Two weeks after Hurricane Sandy battered Long Beach, leaving thousands of residents without power and water, the Long Island Power Authority, the object of unrelenting public pressure, announced that it had restored power to 97 percent of the homes that are safe to energize in the city, though many residents in the Canals, the West End and other areas remained in the dark.
City officials said that while they would not be satisfied until power was restored to every home, significant progress had been made on the recovery effort.
The water and sewer systems, which were damaged in the storm, were operating once again, and residents were told that they could flush toilets. Water was deemed safe to use and drink by the Nassau County Health Department.

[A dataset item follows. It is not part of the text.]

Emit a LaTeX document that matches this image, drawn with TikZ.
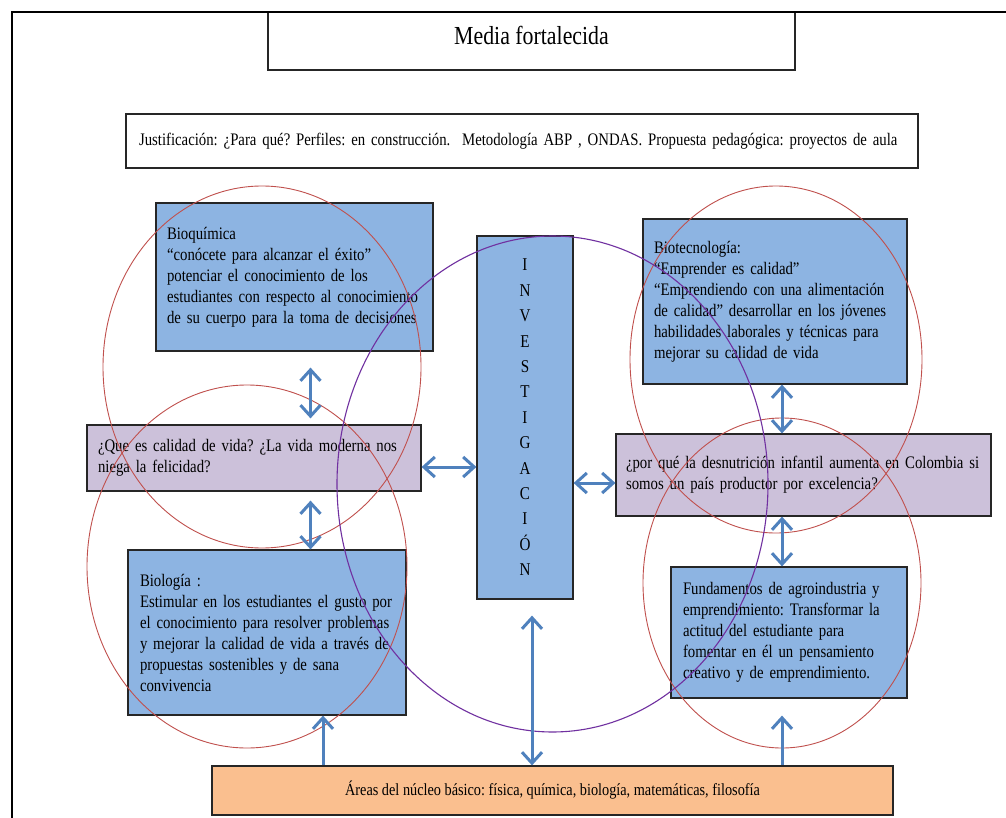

Schools reopened (story, page 8), the post office began delivering mail to 28 of the city’s 31 postal routes, and a number of businesses were back in operation. Power was restored to City Hall, and city spokesman Gordon Tepper said that the Nov. 20 City Council meeting would go on as scheduled, while Long Beach City Court was expected to reopen on Thursday.
“City Hall has reopened for everyday business, so residents who have to pay bills or obtain licenses are welcome to come in and do that,” Tepper said. “The city certainly looks a lot different today than it did two weeks ago.”
The ice arena, the focal point of the local relief effort, stopped accepting donations. “We’ve received so many that we had to shut it down,” Tepper said.
A sense of normalcy was slowly returning, but the city remained under a 6 p.m.-to-6 a.m. curfew. When that would be lifted had yet to be determined, according to city officials, though the mandatory evacuation order was rescinded on Wednesday.
“There is going to be an adjustment period — there is going to be a new normal,” Schnirman said. “And we’re all going to have to work together to make that new normal as best as possible and to expedite the amount of time to get back to where we were.”
According to the city, LIPA was restoring more power each day, and representatives of National Grid were going door to door, providing gas restoration information.